Wholly Moly! packs oat drinks in Ecolean’s packages

Sustainability and health conscious Chinese consumers can now look to Wholly Moly! to enjoy dairy-free drinks with an oat base, in Ecolean’s lightweight flexible packages.

Wholly Moly!, a subsidiary of Yum Delight, has adopted Ecolean’s lightweight packaging solutions to pack its oat drinks. Headquartered in Silicon Valley, California, US and Shanghai, China, Wholly Moly! is a brand in whole-grain and oat products targeted at a new generation of Chinese consumers. The products are available in the Greater China region and in the US, through both direct-to-consumer e-retail and supermarkets, and has been available in Ecolean packaging since May this year.

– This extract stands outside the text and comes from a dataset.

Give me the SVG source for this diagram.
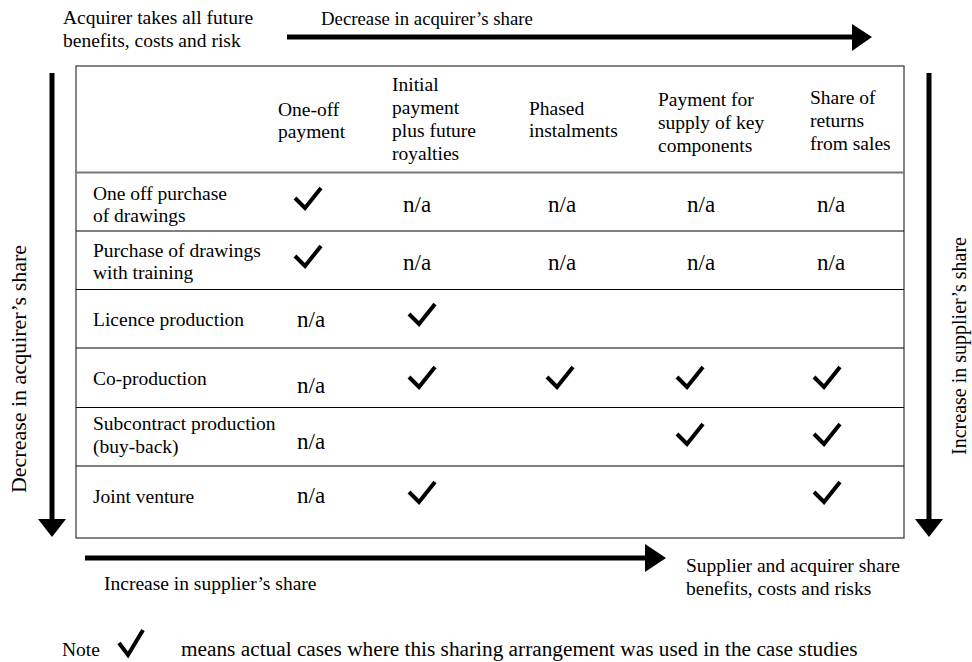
<svg xmlns="http://www.w3.org/2000/svg" xmlns:xlink="http://www.w3.org/1999/xlink" width="972" height="662" viewBox="0 0 972 662">
<style>
text{font-family:"Liberation Serif","Times New Roman",serif;fill:#000}
.t{font-size:19.5px}
.na{font-size:23px}
.grid{stroke:#000;stroke-width:1.2}
.arrow{stroke:#000;stroke-width:5;fill:none}
</style>
<defs>
<path id="chk" d="M1,12 L11,22 L27,2" fill="none" stroke="#000" stroke-width="4" stroke-linejoin="miter"/>
</defs>
<rect width="972" height="662" fill="#fff"/>

<g id="connectors">
<line class="arrow" x1="287" y1="37" x2="853" y2="37"/>
<polygon points="852,24 872,37 852,51" fill="#000"/>
<line class="arrow" x1="52" y1="73" x2="52" y2="520"/>
<polygon points="38,519 66,519 52,537" fill="#000"/>
<line class="arrow" x1="929" y1="73" x2="929" y2="520"/>
<polygon points="915,519 943,519 929,537" fill="#000"/>
<line class="arrow" x1="85" y1="558" x2="647" y2="558"/>
<polygon points="645,544 666,558 645,572" fill="#000"/>
</g>

<g id="labels">
<text class="t" x="63" y="24">Acquirer takes all future</text>
<text class="t" x="63" y="47">benefits, costs and risk</text>
<text x="321" y="25" font-size="18.8">Decrease in acquirer’s share</text>
<text font-size="22" transform="translate(26,369) rotate(-90)" text-anchor="middle">Decrease in acquirer’s share</text>
<text font-size="20" transform="translate(966,346) rotate(-90)" text-anchor="middle">Increase in supplier’s share</text>
<text class="t" x="104" y="590">Increase in supplier’s share</text>
<text class="t" x="686" y="572">Supplier and acquirer share</text>
<text class="t" x="686" y="595">benefits, costs and risks</text>
</g>

<g id="table">
<rect x="76" y="66" width="828" height="472" fill="none" stroke="#444" stroke-width="1.3"/>
<line x1="76" y1="172.5" x2="904" y2="172.5" stroke="#777" stroke-width="2.2"/>
<line class="grid" x1="76" y1="231" x2="904" y2="231"/>
<line class="grid" x1="76" y1="289.5" x2="904" y2="289.5"/>
<line class="grid" x1="76" y1="348" x2="904" y2="348"/>
<line class="grid" x1="76" y1="407.5" x2="904" y2="407.5"/>
<line class="grid" x1="76" y1="466" x2="904" y2="466"/>
</g>

<g id="header">
<text class="t" x="278" y="116">One-off</text>
<text class="t" x="278" y="138">payment</text>
<text class="t" x="392" y="91">Initial</text>
<text class="t" x="392" y="114">payment</text>
<text class="t" x="392" y="137">plus future</text>
<text class="t" x="392" y="160">royalties</text>
<text class="t" x="529" y="115">Phased</text>
<text class="t" x="529" y="137">instalments</text>
<text class="t" x="658" y="106">Payment for</text>
<text class="t" x="658" y="129">supply of key</text>
<text class="t" x="658" y="152">components</text>
<text class="t" x="810" y="104">Share of</text>
<text class="t" x="810" y="127">returns</text>
<text class="t" x="810" y="150">from sales</text>
</g>

<g id="row1">
<text class="t" x="93" y="200">One off purchase</text>
<text class="t" x="93" y="222">of drawings</text>
<use href="#chk" x="294" y="186"/>
<text class="na" x="403" y="212">n/a</text>
<text class="na" x="548" y="212">n/a</text>
<text class="na" x="687" y="212">n/a</text>
<text class="na" x="817" y="212">n/a</text>
</g>

<g id="row2">
<text class="t" x="93" y="257">Purchase of drawings</text>
<text class="t" x="93" y="279">with training</text>
<use href="#chk" x="294" y="244"/>
<text class="na" x="403" y="270">n/a</text>
<text class="na" x="548" y="270">n/a</text>
<text class="na" x="687" y="270">n/a</text>
<text class="na" x="817" y="270">n/a</text>
</g>

<g id="row3">
<text class="t" x="93" y="326">Licence production</text>
<text class="na" x="297" y="327">n/a</text>
<use href="#chk" x="408" y="302"/>
</g>

<g id="row4">
<text class="t" x="93" y="385">Co-production</text>
<text class="na" x="297" y="393">n/a</text>
<use href="#chk" x="408" y="365"/>
<use href="#chk" x="546" y="365"/>
<use href="#chk" x="676" y="365"/>
<use href="#chk" x="813" y="365"/>
</g>

<g id="row5">
<text class="t" x="93" y="430">Subcontract production</text>
<text class="t" x="93" y="453">(buy-back)</text>
<text class="na" x="297" y="449">n/a</text>
<use href="#chk" x="676" y="422"/>
<use href="#chk" x="813" y="422"/>
</g>

<g id="row6">
<text class="t" x="93" y="503">Joint venture</text>
<text class="na" x="297" y="503">n/a</text>
<use href="#chk" x="408" y="480"/>
<use href="#chk" x="813" y="480"/>
</g>

<g id="note">
<text class="t" x="62" y="656">Note</text>
<path d="M119,643 L128,655 L143,630" fill="none" stroke="#000" stroke-width="4"/>
<text x="181" y="656" font-size="21.3">means actual cases where this sharing arrangement was used in the case studies</text>
</g>
</svg>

Claire Fang, CEO at Wholly Moly!, said: “Without any additives, Wholly Moly! products retain their original nutrition and sweetness. We dare to use the original taste of healthy cereals. The oats grow in the fresh soil and sunlight of the Midwest of the US and southern part of Canada, and are packaged under strict North American standards, bringing high-quality oat products to health and sustainability conscious consumers in China.”  

Ecolean’s packaging solution is designed to address both consumer convenience and environmental awareness. A minimal amount of packaging materials translates to less resources used throughout the package’s lifecycle – for example less energy and water in production, and lighter packaging during transport. The result is a liquid food package with less impact on the environment, offering a lighter footprint for both customers and consumers.

Johnny Sajland, COO at Ecolean, added: “We welcome the launch of Wholly Moly! oat drinks in Ecolean packages, as a great fit for our approach to sustainability and being a responsible business in the packaging industry. As a global packaging producer offering lightweight packaging solutions for both chilled and ambient distribution, Ecolean is active on more than 30 markets worldwide and partners with many of the brands within the dairy, beverage and liquid food industry.”